Starting your requirements with verbs helps the reader – who may not be a native English speaker- to see exactly what needs to be done.
Don’t bury the essence of the requirements in the middle of a sentence. In other words, don’t make the reader have to work for find the information. Put the most important pieces of information at the start and go from there.
Remove filler text
It’s not unusual for new business analysts for be self-conscious about their writing style. To compensate for their lack of experience they may camouflage this by over-writing the requirements. One sign of this is adopting or mimicking official sounding phrasing or the over-use of acronyms and industry terms.
You can avoid this, and write better requirements, if you remove the filler text and streamline the requirements. Paradoxically, this results in shorter requirements which are easier to scan and understand.

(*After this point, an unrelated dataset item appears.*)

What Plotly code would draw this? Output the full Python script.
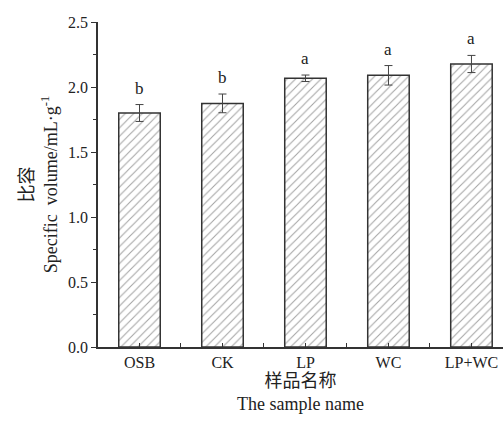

Understand what you’re writing about
Probably the most important part!
Unless you understand what you’re writing about, whether it’s software, services, or something else, it’s very difficult to ask the right questions, get the answers you need, and formulate them into meaningful requirements.
I suspect that most requirements fail because the business analyst doesn’t really understand the subject matter. For this reason, before you get into the nitty gritty of writing up requirements, make sure you gather as much information about the subject, arrange demos, and if possible use the software.
Once you have a clear understanding of how the product or service works, you’re in a much stronger position to write clear, meaningful, and useful requirements.